Saturday morning Frank and I grabbed a cab into town for provisions and on the way back we caught Paul, Glor, Colin and Marion wandering about town to kill time because their river trip had been delayed. We joined them for lunch at a locals' spot where we all dined on delicious Mie Goreng. Colin insisted on picking up the tab which, including our waters and sodas for the 6 of us, came to a grand total of $9 (USD). We shopped around for t-shirts with the orangutans on them to commemorate our trip up the river but couldn't find any large enough. Indonesians haven't quite figured out that many tourists are westerners and are generally larger than the people here who are small-boned and petite in stature. We figure the clothing here is manufactured with Indonesians in mind. Even the men's size XL barely fits me. Oh well, a t-shirt was not to be. We returned to Destiny where we stowed our goods and then could not move fast enough to get the heck out of here. Destiny was covered in large strips of ash, and the air here is so thick with smoke it is a wonder that the residents don't succumb to asphyxiation or emphysema.
By early afternoon we were working our way back out the main river, dodging small fishing boats and large cargo ships and barges. We spent the night anchored again at the mouth of the river. At daybreak we set off on an overnighter to East Belitung. We were shocked to find the sea here is surprisingly shallow. Our instruments registered depths of less than 20 feet under the keel for miles and miles offshore. Eventually we began to see 30+ feet and then suddenly the depth gauge would show 12. This felt very strange, but the gauges were correct, correlating with our electronic charts. After a few hours out we got word that "Relapse" (who had departed the previous day with 4 other yachts including "Taimada") was limping back to Kumai with a broken rudder, a busted dinghy and that Mark had lost the end of his finger. They had sailed right into a two-mile fishing net that was set in the middle of their path. It had tangled them up so badly that they sat for 7 hours over night until the fishermen who had laid the nets returned the next morning. We spoke to Mark on the radio as he passed by warning us that they had already passed three other large nets before they had gotten tangled. Those poor guys! We continued on extra cautiously after that. As day faded into night time the horizon came aglow with what at first we thought were cargo ships traveling in the shipping lanes and yet nothing - zip - zilch showed up on the radar or the AIS. Here we go again! Our night was fraught with small fishing boat traffic. My mind kept drifting back to the horror of the 2-mile long nets that may be laying in wait out there somewhere. It was an exhausting night of watches for us both but we made it through just fine and the bonus, which I forgot to mention, is that from the time we had left that morning until around 10:00 PM, we had incredibly great wind allowing us to sail at speeds of between 7.5 - 9.8 knots. Of course when the wind died it happed quickly as though a switch had been flipped off.

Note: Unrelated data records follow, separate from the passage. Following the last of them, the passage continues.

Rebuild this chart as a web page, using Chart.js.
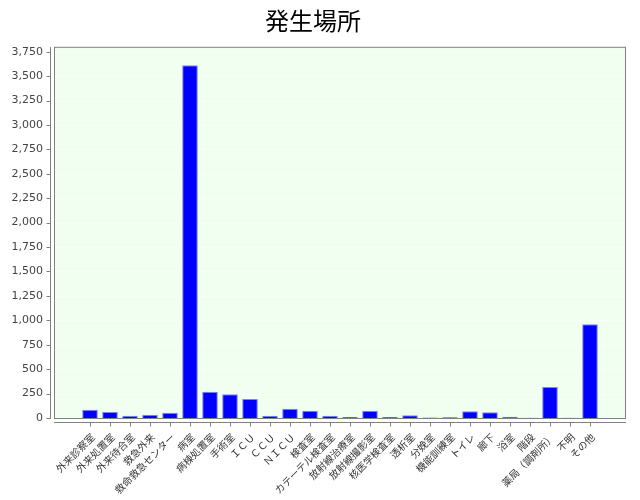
<!DOCTYPE html>
<html>
<head>
<meta charset="utf-8">
<script src="https://cdn.jsdelivr.net/npm/chart.js@4/dist/chart.umd.min.js"></script>
<style>
html,body{margin:0;padding:0;background:#fff;}
#wrap{width:640px;height:500px;}
</style>
</head>
<body>
<div id="wrap"><canvas id="c" width="640" height="500"></canvas></div>
<script>
const categories = ['外来診察室','外来処置室','外来待合室','救急外来','救命救急センター','病室','病棟処置室','手術室','ＩＣＵ','ＣＣＵ','ＮＩＣＵ','検査室','カテーテル検査室','放射線治療室','放射線撮影室','核医学検査室','透析室','分娩室','機能訓練室','トイレ','廊下','浴室','階段','薬局（調剤所）','不明','その他'];
const values = [85,62,24,34,54,3610,270,242,195,24,95,75,24,10,75,10,27,6,8,68,58,12,3,318,3,960];
const yTicks = [0,250,500,750,1000,1250,1500,1750,2000,2250,2500,2750,3000,3250,3500,3750];
const title = '発生場所';

const cjk = '"Noto Sans CJK JP", "DejaVu Sans", sans-serif';

const plotDeco = {
  id: 'plotDeco',
  beforeDatasetsDraw(chart) {
    const {ctx, chartArea: a, scales} = chart;
    ctx.save();
    ctx.fillStyle = '#F0FFF0';
    ctx.fillRect(a.left, a.top, a.right - a.left, a.bottom - a.top);
    ctx.strokeStyle = 'rgba(255,255,255,0.9)';
    ctx.lineWidth = 1;
    ctx.setLineDash([2, 2]);
    yTicks.forEach(v => {
      const y = Math.round(scales.y.getPixelForValue(v)) + 0.5;
      ctx.beginPath(); ctx.moveTo(a.left, y); ctx.lineTo(a.right, y); ctx.stroke();
    });
    ctx.restore();
  },
  afterDraw(chart) {
    const {ctx, chartArea: a, scales} = chart;
    ctx.save();
    ctx.strokeStyle = '#808080';
    ctx.lineWidth = 1;
    ctx.strokeRect(a.left + 0.5, a.top + 0.5, a.right - a.left - 1, a.bottom - a.top);
    const ax = a.left - 4 + 0.5;
    ctx.beginPath(); ctx.moveTo(ax, a.top); ctx.lineTo(ax, a.bottom + 1); ctx.stroke();
    yTicks.forEach(v => {
      const y = Math.round(scales.y.getPixelForValue(v)) + 0.5;
      ctx.beginPath(); ctx.moveTo(ax - 4, y); ctx.lineTo(ax, y); ctx.stroke();
    });
    const ay = a.bottom + 4 + 0.5;
    ctx.beginPath(); ctx.moveTo(a.left, ay); ctx.lineTo(a.right, ay); ctx.stroke();
    categories.forEach((c, i) => {
      const x = Math.round(scales.x.getPixelForValue(i)) + 0.5;
      ctx.beginPath(); ctx.moveTo(x, ay); ctx.lineTo(x, ay + 4); ctx.stroke();
    });
    ctx.restore();
  }
};

new Chart(document.getElementById('c'), {
  type: 'bar',
  data: {
    datasets: [{
      data: categories.map((c, i) => ({x: i, y: values[i]})),
      backgroundColor: '#0000FF',
      borderColor: '#8080FF',
      borderWidth: 1,
      borderSkipped: 'bottom',
      categoryPercentage: 1,
      barPercentage: 0.78
    }]
  },
  options: {
    responsive: false,
    animation: false,
    devicePixelRatio: 1,
    layout: {padding: {left: 0, right: 14, top: 0, bottom: 0}},
    plugins: {
      legend: {display: false},
      tooltip: {enabled: false},
      title: {
        display: true,
        text: title,
        color: '#000',
        font: {family: cjk, size: 24, weight: 'normal'},
        padding: {top: 6, bottom: 12}
      }
    },
    scales: {
      x: {
        type: 'linear',
        offset: false,
        min: -1.8,
        max: 26.8,
        grid: {display: false, offset: false},
        border: {display: false},
        afterBuildTicks(scale) { scale.ticks = categories.map((c, i) => ({value: i})); },
        afterFit(scale) { scale.height = 82; scale.paddingLeft = 0; scale.paddingRight = 0; },
        ticks: {
          autoSkip: false,
          maxRotation: 45,
          minRotation: 45,
          padding: 5,
          labelOffset: 3,
          color: '#333',
          font: {family: cjk, size: 10},
          callback: (v) => categories[v]
        }
      },
      y: {
        min: 0,
        max: 3800,
        grid: {display: false},
        border: {display: false},
        afterBuildTicks(scale) { scale.ticks = yTicks.map(v => ({value: v})); },
        afterFit(scale) { scale.width = 54; },
        ticks: {
          padding: 3,
          color: '#444',
          font: {family: '"DejaVu Sans", sans-serif', size: 11},
          callback: (v) => v.toLocaleString('en-US')
        }
      }
    }
  },
  plugins: [plotDeco]
});
</script>
</body>
</html>
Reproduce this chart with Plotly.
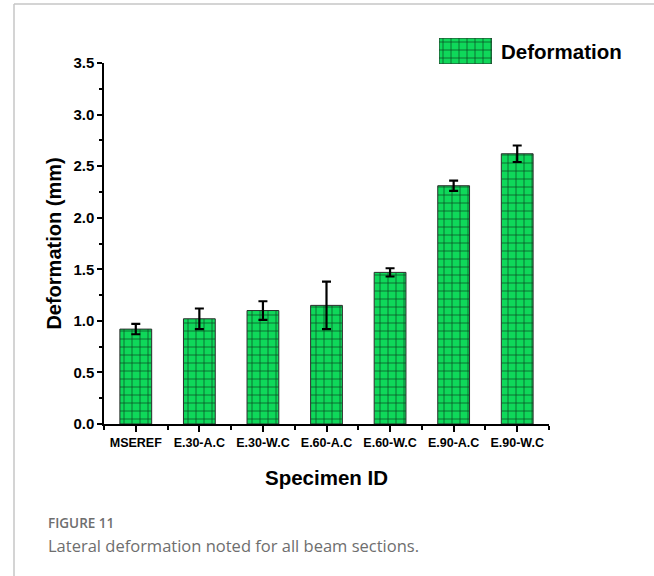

We motor sailed on through the next day and realized that having lost our wind and having picked up a 1.5 knot countercurrent we would not make Manggar in time, so we aimed for a little island 5 miles to the northeast called Siadong. As we were making our way into the anchorage dodging dozens of local fishing boats we came upon Taimada at anchor there. We visited with them on the radio to find that they had attempted to anchor at Manggar but found it much too rolly over there. They were planning to make another attempt in the morning so we agreed to follow them over after breakfast.